The Cretan andreion has often been described as redistributive, but in the narrow sense of feeding the citizen body (e.g., Lavencic 1988). The epigraphic evidence for public wealth in kind and in coin is difficult to reconcile with a narrow image of the andreion as a site for citizen subsistence, but makes sense when seen as part of a wider redistributive sphere. I begin with two fifth-century Gortynian inscriptions, G77B and G75B2 (following Gagarin and Perlman 2016’s nomenclature). G77B has generally been interpreted as relating to the andreion because it empowers officials known as karpodaistai (produce distributors) to seize produce, although the andreion is not explicitly mentioned. The magistrate title and the difficulty of understanding the flow of produce in this inscription may attest to a degree of state management that transcends andreion allocations. G75B2 is generally considered a list of private goods safe from seizure, but contains a puzzling clause about the andreion that is difficult to reconcile with this reading: included on the list are “from an andreion, whatever the leader provides for an andreion” (ἐς ἀνδρείο ὄτ’ ὀ ἀρκὸς παρέκει κατ’ ἀνδρεῖον). Whether this inscription enjoins or prevents seizure, it attests to the phenomenon of goods moving in and out of the andreion outside the strict sphere of subsistence needs.
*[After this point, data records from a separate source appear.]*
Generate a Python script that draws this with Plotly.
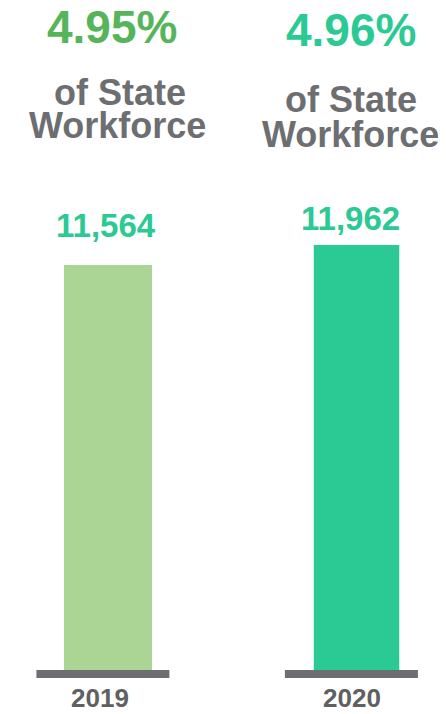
import plotly.graph_objects as go

# ---- data ----
years = ["2019", "2020"]
employees = [11564, 11962]
value_labels = ["11,564", "11,962"]
pct_labels = ["4.95%", "4.96%"]
sub_line1 = ["of State", "of State"]
sub_line2 = ["Workforce", "Workforce"]

# ---- styles ----
bar_colors = ["#abd595", "#2bc993"]
pct_colors = ["#56b45a", "#2bc993"]
value_color = "#2bc993"
gray_text = "#6d6e71"
year_text = "#5f6062"
base_gray = "#6d6e71"
FONT = "Liberation Sans, Arial, sans-serif"

OFF = 8                  # page body margin of the html page
W, H = 446 - OFF, 714 - OFF
MB = 44
PH = H - MB  # plot height in px

def py(p):
    """page pixel-from-top -> paper y"""
    return 1 - (p - OFF) / PH

fig = go.Figure()
fig.add_trace(go.Bar(
    x=years, y=employees,
    width=[0.354, 0.344],
    marker=dict(color=bar_colors, line=dict(width=0)),
    hoverinfo="skip",
))

# baseline slabs under each bar
for i, _ in enumerate(years):
    fig.add_shape(type="rect", xref="x", yref="paper",
                  x0=i - 0.288, x1=i + 0.247, y0=py(678), y1=py(670),
                  fillcolor=base_gray, line=dict(width=0), layer="above")

# per-column text: (x shift px, center y px on page)
pct_pos = [(4, 26.5), (-6, 30)]
l1_pos = [(12, 92.5), (-6, 99.5)]
l2_pos = [(9.5, 125.5), (-6, 134.5)]
val_pos = [(-2, 225), (-6, 218.5)]
yr_pos = [(-8.5, 697.5), (-5, 697.5)]

def ann(i, text, pos, size, color):
    fig.add_annotation(xref="x", yref="paper", x=i, xshift=pos[0], y=py(pos[1]),
                       text=f"<b>{text}</b>", showarrow=False,
                       xanchor="center", yanchor="middle",
                       font=dict(family=FONT, size=size, color=color))

for i in range(len(years)):
    ann(i, pct_labels[i], pct_pos[i], 46, pct_colors[i])
    ann(i, sub_line1[i], l1_pos[i], 36, gray_text)
    ann(i, sub_line2[i], l2_pos[i], 36, gray_text)
    ann(i, value_labels[i], val_pos[i], 33, value_color)
    ann(i, years[i], yr_pos[i], 26, year_text)

k = 20 / 398  # px per unit
fig.update_layout(
    width=W, height=H,
    margin=dict(l=0, r=0, t=0, b=MB),
    paper_bgcolor="white", plot_bgcolor="white",
    showlegend=False, hovermode=False,
    xaxis=dict(type="category", range=[-(108 - OFF) / 248.5, 1 + (446 - 356.5) / 248.5],
               visible=False, fixedrange=True),
    yaxis=dict(range=[3504, 3504 + PH / k], visible=False, fixedrange=True),
)

fig.write_html("out.html", config={"displayModeBar": False})
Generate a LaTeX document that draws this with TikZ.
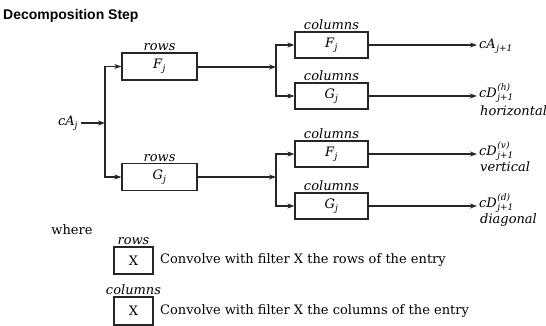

Wages in kind (G79, Da1), including sustenance (tropa/thropa: Axos1, Da1), suggest substantial resources in kind at the state’s disposal. It is likely that the andreion was just one component of publicly managed agricultural goods. In particular, the cycling of payment in kind and fines in coin seen in G79 suggests that the in kind and in coin economies were both important and ongoing features of public wealth. The existence of a wage in addition to sustenance also suggests a sphere of secondary exchange of goods and coin, raising questions about the pessimistic view of Cretan economic life painted by Davies 2005 on the basis of the andreion system.

With the epigraphic evidence in mind, this paper briefly returns to the literary sources. I reconsider Dosiadas’ testimony (BNJ 458 F 2), which describes precisely the broader kind of redistribution envisioned in this reading of the epigraphic evidence. His notion of the andreion remains difficult, but could reflect the reality of an earlier system as understood in later history. Likewise, the confusion endemic to the passage of Aristotle’s Pol. (1272a) on the funding of the Cretan syssitia (Chaniotis 1999) may stem precisely from the high degree to which the andreion was embedded in broader modes of public property. Because later authors were so interested in comparing Crete and Sparta (Perlman 1992), the institution of the andreion took on an oversized role in the narrative.

I conclude by considering what this reading of the andreion as an institution for managing Cretan public property contributes to our understanding of Crete’s economic life, particularly its atypical behavior around coinage (Stefanakis 1999). Crete may have coined later than other regions of the Greek world, not simply out of a lack of bullion but because its structures for wealth in kind functioned at an exceptional scale. We are thus presented with a different notion of economies in kind in historical periods.